------ Dataset section

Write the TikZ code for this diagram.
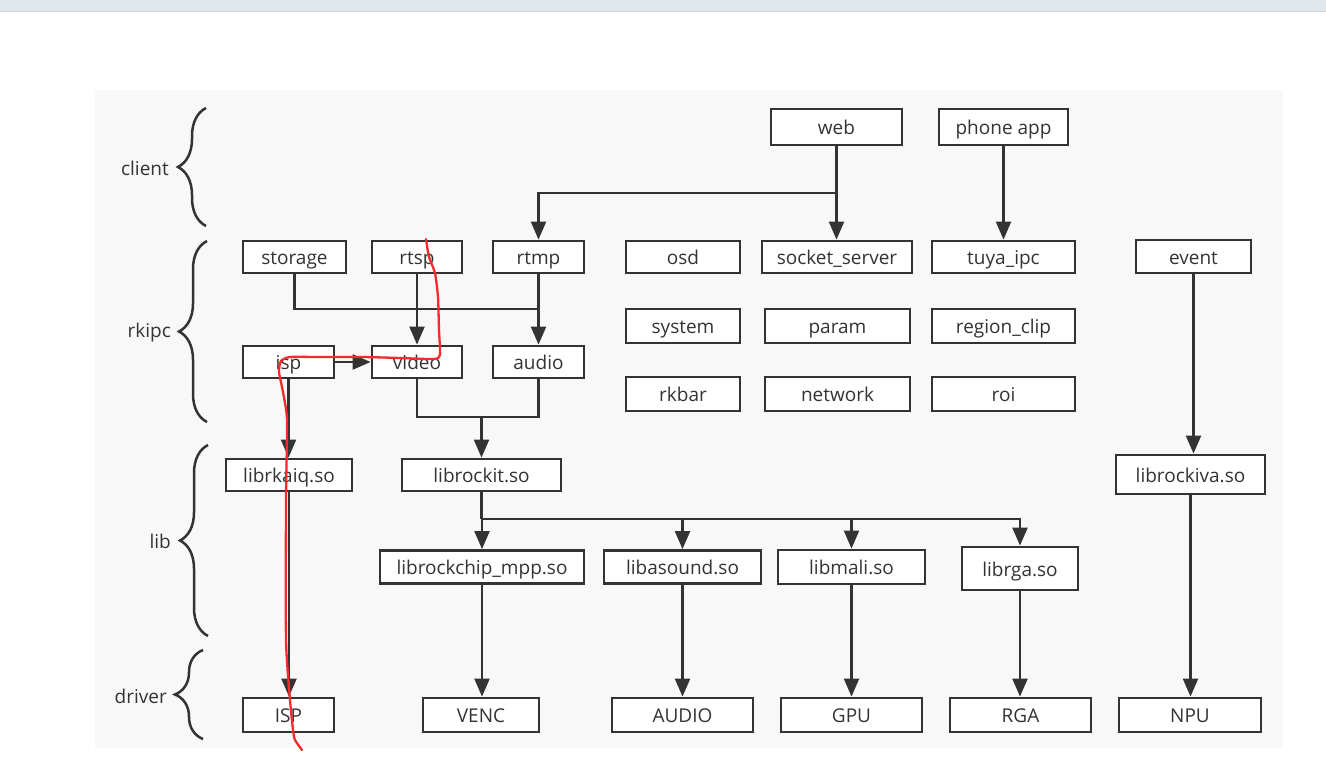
\documentclass[tikz,border=0pt]{standalone}
\usepackage{fontspec}
\setmainfont{Open Sans}
\usepackage{tikz}
\usetikzlibrary{
	arrows.meta,
	decorations.pathreplacing
}
\definecolor{ink}{HTML}{333333}
\definecolor{canvas}{HTML}{F8F8F8}
\definecolor{topbar}{HTML}{E1E5EC}
\definecolor{topline}{HTML}{CDD1D8}
\definecolor{pen}{HTML}{F52A2A}
\tikzset{
	box/.style={
		draw=ink, line width=2.8pt, fill=white, text=ink,
		inner sep=0pt, minimum height=32pt,
		text height=18pt, text depth=3pt,
		font=\fontsize{19}{22}\selectfont
	},
	link/.style={
		draw=ink, line width=2.2pt
	},
	every edge/.append style={
		link, -{Triangle[length=18pt,width=15pt]}
	},
	layer/.style={
		draw=ink, line width=2.5pt, decorate,
		decoration={brace, amplitude=28pt}
	},
	layer label/.style={
		text=ink, anchor=east, inner sep=0pt,
		font=\fontsize{19}{22}\selectfont
	}
}

\begin{document}
\begin{tikzpicture}[x=1pt,y=-1pt]
	\useasboundingbox (0,0) rectangle (1326,781);
	\fill[topbar] (0,0) rectangle (1326,12);
	\draw[topline, line width=1pt] (0,12) -- (1326,12);
	\fill[canvas] (95,90) rectangle (1283,748);

	% layers
	\draw[layer] (206,226) -- (206,108);
	\draw[layer] (207,422) -- (207,241);
	\draw[layer] (208,636) -- (208,445);
	\draw[layer] (203,739) -- (203,650);
	\node[layer label] (lclient) at (169,168) {client};
	\node[layer label] (lrkipc)  at (171,333) {rkipc};
	\node[layer label] (llib)    at (171,541) {lib};
	\node[layer label] (ldriver) at (167,696) {driver};

	% client + rkipc
	\draw
		node [box,minimum width=131pt,minimum height=36pt] (web)   at (836.5,127)  {web}
		node [box,minimum width=129pt,minimum height=36pt] (phone) at (1003.5,127) {phone app}

		node [box,minimum width=103pt] (storage) at (294.5,257)  {storage}
		node [box,minimum width=90pt]  (rtsp)    at (417,257)    {rtsp}
		node [box,minimum width=91pt]  (rtmp)    at (538.5,257)  {rtmp}
		node [box,minimum width=114pt] (osd)     at (683,257)    {osd}
		node [box,minimum width=150pt] (sock)    at (837,257)    {socket\_server}
		node [box,minimum width=143pt] (tuya)    at (1003.5,257) {tuya\_ipc}
		node [box,minimum width=115pt,minimum height=33pt] (event) at (1193.5,256.5) {event}

		node [box,minimum width=114pt,minimum height=34pt] (system) at (683,326)    {system}
		node [box,minimum width=145pt,minimum height=34pt] (param)  at (837.5,326)  {param}
		node [box,minimum width=143pt,minimum height=34pt] (region) at (1003.5,326) {region\_clip}

		node [box,minimum width=91pt]  (isp)   at (288.5,362) {isp}
		node [box,minimum width=90pt]  (video) at (417,362)   {video}
		node [box,minimum width=91pt]  (audio) at (538.5,362) {audio}

		node [box,minimum width=114pt,minimum height=34pt] (rkbar)   at (683,394)    {rkbar}
		node [box,minimum width=145pt,minimum height=34pt] (network) at (837.5,394)  {network}
		node [box,minimum width=143pt,minimum height=34pt] (roi)     at (1003.5,394) {roi}
	;

	% lib + driver
	\draw
		node [box,minimum width=126pt] (rkaiq)  at (289,475)    {librkaiq.so}
		node [box,minimum width=159pt] (rockit) at (481.5,475)  {librockit.so}
		node [box,minimum width=149pt,minimum height=39pt] (rockiva) at (1190.5,474.5) {librockiva.so}

		node [box,minimum width=204pt,minimum height=33pt] (mpp)    at (482,567)    {librockchip\_mpp.so}
		node [box,minimum width=157pt,minimum height=33pt] (asound) at (682.5,567)  {libasound.so}
		node [box,minimum width=147pt,minimum height=34pt] (mali)   at (851.5,567)  {libmali.so}
		node [box,minimum width=116pt,minimum height=43pt] (rga)    at (1020,568.5) {librga.so}

		node [box,minimum width=91pt,minimum height=34pt]  (dISP)   at (288.5,715)  {ISP}
		node [box,minimum width=116pt,minimum height=34pt] (dVENC)  at (481,715)    {VENC}
		node [box,minimum width=141pt,minimum height=34pt] (dAUDIO) at (682.5,715)  {AUDIO}
		node [box,minimum width=141pt,minimum height=34pt] (dGPU)   at (851.5,715)  {GPU}
		node [box,minimum width=141pt,minimum height=34pt] (dRGA)   at (1020.5,715) {RGA}
		node [box,minimum width=142pt,minimum height=34pt] (dNPU)   at (1190,715)   {NPU}
	;

	\coordinate (wj) at (837,193);
	\coordinate (sj) at (538.5,309);
	\coordinate (vj) at (481.5,417);
	\coordinate (kj) at (481.5,519);

	% joins
	\draw[link] (storage.south) |- (sj);
	\draw[link] (video.south) |- (vj) -| (audio.south);
	\draw[link] (rockit.south) -- (kj);
	\draw[link,-{Triangle[length=18pt,width=15pt]}] (wj) -| (rtmp.north);
	\draw[link,-{Triangle[length=18pt,width=15pt]}] (kj) -| (rga.north);

	% arrows
	\draw
		(isp.east) edge (video.west)
		(vj) edge (rockit.north)
		(mpp.north |- kj) edge (mpp.north)
		(asound.north |- kj) edge (asound.north)
		(mali.north |- kj) edge (mali.north)
		\foreach \a/\b in {web/sock,phone/tuya,rtsp/video,rtmp/audio,event/rockiva,
			isp/rkaiq,rkaiq/dISP,mpp/dVENC,asound/dAUDIO,mali/dGPU,rga/dRGA,rockiva/dNPU} {
			(\a.south) edge (\a.south |- \b.north)
		}
	;

	% red mark
	\draw[pen, line width=2.3pt, line cap=round, line join=round]
		plot[smooth, tension=0.35] coordinates {
			(426,239) (429,257) (435,273) (438,297) (439,330) (440,355)
			(434,359) (400,358) (363,357) (320,357) (290,357) (281,361)
			(279,372) (283,392) (287,420) (286,500) (286,640) (290,700)
			(293,730) (295,740) (302,750)
		};
\end{tikzpicture}
\end{document}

------------

Given request:
Take the material above from its first line through the line holding "node [box,minimum width=115pt,minimum" and set it down exactly, without the pictures.

Written answer:
Write the TikZ code for this diagram.
\documentclass[tikz,border=0pt]{standalone}
\usepackage{fontspec}
\setmainfont{Open Sans}
\usepackage{tikz}
\usetikzlibrary{
	arrows.meta,
	decorations.pathreplacing
}
\definecolor{ink}{HTML}{333333}
\definecolor{canvas}{HTML}{F8F8F8}
\definecolor{topbar}{HTML}{E1E5EC}
\definecolor{topline}{HTML}{CDD1D8}
\definecolor{pen}{HTML}{F52A2A}
\tikzset{
	box/.style={
		draw=ink, line width=2.8pt, fill=white, text=ink,
		inner sep=0pt, minimum height=32pt,
		text height=18pt, text depth=3pt,
		font=\fontsize{19}{22}\selectfont
	},
	link/.style={
		draw=ink, line width=2.2pt
	},
	every edge/.append style={
		link, -{Triangle[length=18pt,width=15pt]}
	},
	layer/.style={
		draw=ink, line width=2.5pt, decorate,
		decoration={brace, amplitude=28pt}
	},
	layer label/.style={
		text=ink, anchor=east, inner sep=0pt,
		font=\fontsize{19}{22}\selectfont
	}
}

\begin{document}
\begin{tikzpicture}[x=1pt,y=-1pt]
	\useasboundingbox (0,0) rectangle (1326,781);
	\fill[topbar] (0,0) rectangle (1326,12);
	\draw[topline, line width=1pt] (0,12) -- (1326,12);
	\fill[canvas] (95,90) rectangle (1283,748);

	% layers
	\draw[layer] (206,226) -- (206,108);
	\draw[layer] (207,422) -- (207,241);
	\draw[layer] (208,636) -- (208,445);
	\draw[layer] (203,739) -- (203,650);
	\node[layer label] (lclient) at (169,168) {client};
	\node[layer label] (lrkipc)  at (171,333) {rkipc};
	\node[layer label] (llib)    at (171,541) {lib};
	\node[layer label] (ldriver) at (167,696) {driver};

	% client + rkipc
	\draw
		node [box,minimum width=131pt,minimum height=36pt] (web)   at (836.5,127)  {web}
		node [box,minimum width=129pt,minimum height=36pt] (phone) at (1003.5,127) {phone app}

		node [box,minimum width=103pt] (storage) at (294.5,257)  {storage}
		node [box,minimum width=90pt]  (rtsp)    at (417,257)    {rtsp}
		node [box,minimum width=91pt]  (rtmp)    at (538.5,257)  {rtmp}
		node [box,minimum width=114pt] (osd)     at (683,257)    {osd}
		node [box,minimum width=150pt] (sock)    at (837,257)    {socket\_server}
		node [box,minimum width=143pt] (tuya)    at (1003.5,257) {tuya\_ipc}
		node [box,minimum width=115pt,minimum height=33pt] (event) at (1193.5,256.5) {event}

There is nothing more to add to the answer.